Unfortunately, a supermoto would be a little too nimble for me, and likely instantly land me in Asshole Prison For Bitches Who Hop Curbs. No, no, to save myself that fate, I think I need to go with the Katana instead. It's safer that way.
2014 Subaru Impreza WRX STI - $21,000
I love when Subaru people put widebody kits on their STIs, because so many of those already have a factory widebody. Look at this compared to a 2008 WRX and you'll immediately see what I mean — the fenders here are STI kit. Yet, for some, they just aren't enough. They need even more wheel arch.

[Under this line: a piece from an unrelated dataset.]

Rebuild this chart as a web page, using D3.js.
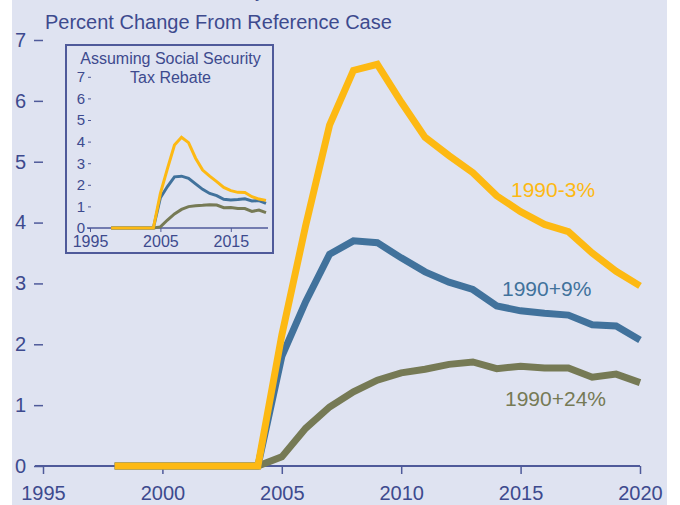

I get it, though. You want your car to be yours, to not look like every other STI off the assembly line. You want to fuck up your car, and there's no more dollar-efficient way to do that than to alter its silhouette. Godspeed, STI owner. Good luck with the sale.
2016 BMW X5 M - $20,999
I do not understand the X5M. I grew up on BMWs, I grew up on X5s specifically, but the M just does not make sense to me. Maybe you can buy this one and tell me about the experience to change my mind.
I get giving an SUV — sorry, SAV — extra power, but why'd you have to stiffen up the suspension past the point of comfort? This isn't a track vehicle, it qualifies for the heavy vehicle tax deduction. You, reader, should buy this X5M and drive it long enough to extoll its virtues to me. Explain to me what I'm missing, because there's clearly something.